Several years ago, my sister asked me if I had ever read J.D. Salinger’s Franny and Zooey. I had not. Catcher in the Rye was quite enough for me. I read that in high school and found it hard going. But she said I would like this one and she knows me awfully well, so I thought I’d better read it.
I mentally added it to my list. I picked it up and put it down in bookstores several times. I thought about requesting it from the library. Somehow I never could quite summon up the enthusiasm to commit. Not until the Borders going-out-of-business sale. There it was on the shelf. A discounted paperback staring me in the face. What was I waiting for? I had no choice but to buy it.
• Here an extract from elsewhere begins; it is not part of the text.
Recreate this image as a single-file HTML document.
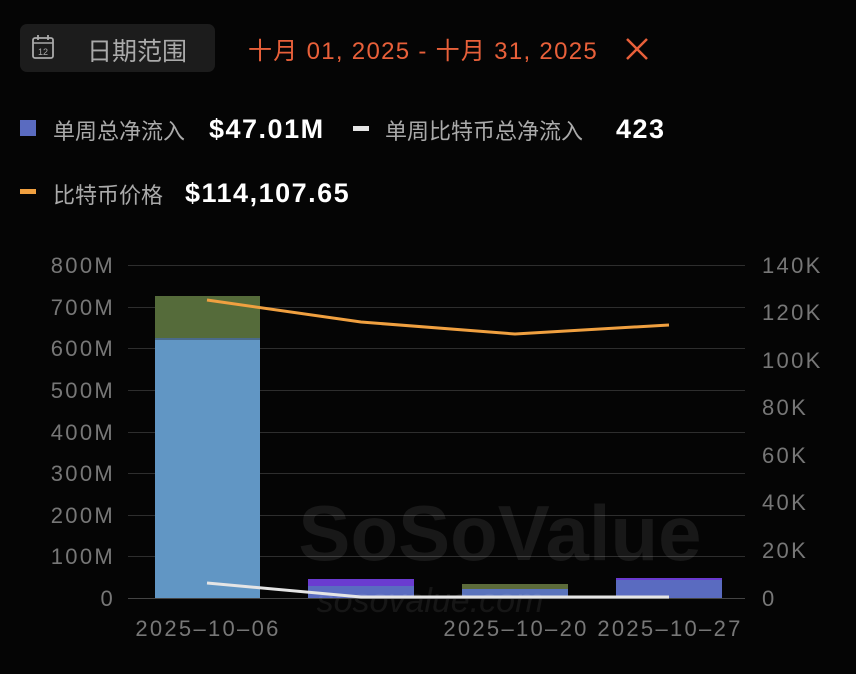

And this weekend I finally read it.
Franny goes home. This is where the reader meets Zooey, her slightly older brother. (Their mother, Bessie, is there, too.) First, Bessie tries to convince Zooey to talk to Franny. Apparently, Zooey already has talked to her. After a lengthy argument with his mother, Zooey does, in fact, go out (they were arguing in the bathroom) and talk to Franny again.
This is the story in a nutshell. The amazing thing is how bizarrely entertaining the book is, considering it is simply a prolonged gabfest. Nothing happens. The characters are arrogant, irritating, funny, and poignant. They are too intelligent for their own good. It leaves them bored with the world, cynical, and convinced of their own superiority. But being this way has made them miserable. Moreover, they’re aware that their misery is their own fault. I found myself caring for them even though I don’t think I’d want to be trapped next to one of them at a social function.
Salinger is an extraordinary writer. The characters were very real. I could see the settings precisely and watch the scenes as though I were watching a play. The humor leaped out at unpredictable moments, biting and cruel, but the love between the brother and sister was subtly sweet, and the contrast made me more aware of both.
The final verdict is I enjoyed the book so much I might just have to give Catcher in the Rye another chance.